Kindervention

SliceShe’s the one wearing a lot of bangles on her neck and wrists, two rings and hair thingies with ribbons, a missing tooth smile, mismatched clothes, not in uniform.  This midyear kindergartener has her hands on everything, in addition to twirling and touching her bracelets, necklaces and rings.  Checking her hair and only partly keeping an eye out for possible news or information, half-listening. Usually saying things on tangents.

However, she is beginning to focus and delight in her re-reads.  Sight words are beginning to stick. Some confidence is growing.

Yesterday one of our reads was called “Dad.”  At writing time today my wistful kindergirl put her thumbs up for my prompt, “What do you want to write?”  I leaned in and she told me, “Don’t go, Dad.”  Her face so serious, earnest.
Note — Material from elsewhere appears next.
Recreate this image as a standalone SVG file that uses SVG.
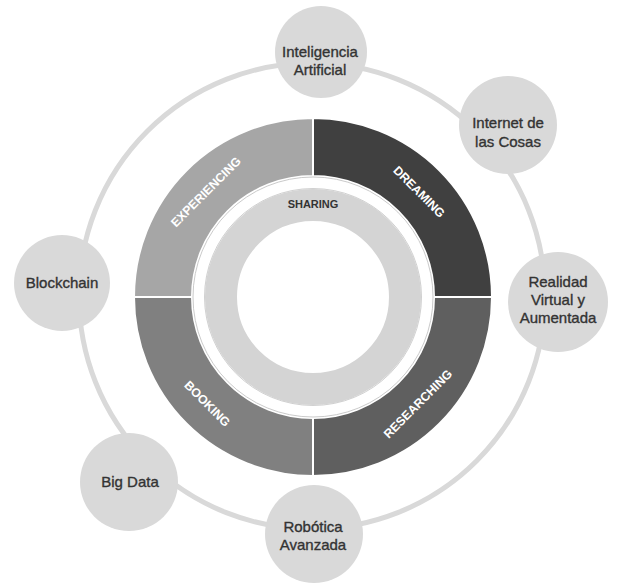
<svg xmlns="http://www.w3.org/2000/svg" width="628" height="585" viewBox="0 0 628 585">
<style>
.node circle{fill:#d9d9d9;}
.nt{font-family:"Liberation Sans",Arial,sans-serif;font-size:15px;fill:#333;stroke:#333;stroke-width:0.35;text-anchor:middle;}
.ql{font-family:"Liberation Sans",Arial,sans-serif;font-size:12.3px;font-weight:bold;fill:#fff;text-anchor:middle;}
.q{stroke:#fff;stroke-width:2;}
</style>
<rect width="628" height="585" fill="#fff"/>
<g id="connectors">
<circle cx="312" cy="296" r="233" fill="none" stroke="#d9d9d9" stroke-width="5"/>
</g>
<g id="cycle">
<path class="q" id="q-experiencing" d="M134,297 A179,179 0 0 1 313,118 L313,176 A121,121 0 0 0 192,297 Z" fill="#a6a6a6"/>
<path class="q" id="q-dreaming" d="M313,118 A179,179 0 0 1 492,297 L434,297 A121,121 0 0 0 313,176 Z" fill="#404040"/>
<path class="q" id="q-researching" d="M492,297 A179,179 0 0 1 313,476 L313,418 A121,121 0 0 0 434,297 Z" fill="#5f5f5f"/>
<path class="q" id="q-booking" d="M313,476 A179,179 0 0 1 134,297 L192,297 A121,121 0 0 0 313,418 Z" fill="#808080"/>
<circle cx="313" cy="297" r="120" fill="none" stroke="#bdbdbd" stroke-width="0.8"/>
<circle cx="313" cy="297" r="92" fill="none" stroke="#d4d4d4" stroke-width="32"/>
<circle cx="313" cy="297" r="108.5" fill="none" stroke="#c4c4c4" stroke-width="0.8"/>
<text class="ql" transform="translate(206,192) rotate(-45)" y="4">EXPERIENCING</text>
<text class="ql" transform="translate(419,192) rotate(45)" y="4">DREAMING</text>
<text class="ql" transform="translate(418,404) rotate(-45)" y="4">RESEARCHING</text>
<text class="ql" transform="translate(207,404) rotate(45)" y="4">BOOKING</text>
<text x="313" y="208" font-family="Liberation Sans,Arial,sans-serif" font-size="11" font-weight="bold" fill="#333" text-anchor="middle">SHARING</text>
</g>
<g id="n-ia" class="node"><circle cx="321" cy="52" r="46"/><text class="nt" x="320" y="57">Inteligencia</text><text class="nt" x="320" y="75">Artificial</text></g>
<g id="n-iot" class="node"><circle cx="508" cy="125" r="49"/><text class="nt" x="508" y="128">Internet de</text><text class="nt" x="508" y="147">las Cosas</text></g>
<g id="n-vr" class="node"><circle cx="558" cy="302" r="50"/><text class="nt" x="558" y="287">Realidad</text><text class="nt" x="558" y="305">Virtual y</text><text class="nt" x="558" y="323">Aumentada</text></g>
<g id="n-blockchain" class="node"><circle cx="62" cy="283" r="48"/><text class="nt" x="62" y="288">Blockchain</text></g>
<g id="n-bigdata" class="node"><circle cx="129" cy="482" r="49"/><text class="nt" x="130" y="487">Big Data</text></g>
<g id="n-robotica" class="node"><circle cx="314" cy="534" r="49"/><text class="nt" x="313" y="532">Robótica</text><text class="nt" x="313" y="550">Avanzada</text></g>
</svg>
Oh my.  I looked in her eyes, then prompted a capital D and asked her to say the words as she wrote. She decided to write, “Do not go Dad.”  Then she drew a picture of herself with dad.

Writing.  How can we know our students without it?

6 thoughts on “Kindervention”

  1. Mmmmm. . . my heart fills with this. You hit the nail on the head about writing being the key to knowing our kids. Donald Graves said it repeatedly in his work. When else do you get to sit side by side with kids and have them talk to you about their world?

  2. That was beautiful. I taught kindergarten years ago and still have copies of some of the pieces they produced. The beauty is in the honesty and sincerity. They write from the heart.

  3. Wow! Such a lot was said in such a few words! This, and not so kids can perform on the state test, is why I teach kids to write. Thanks for this important reminder!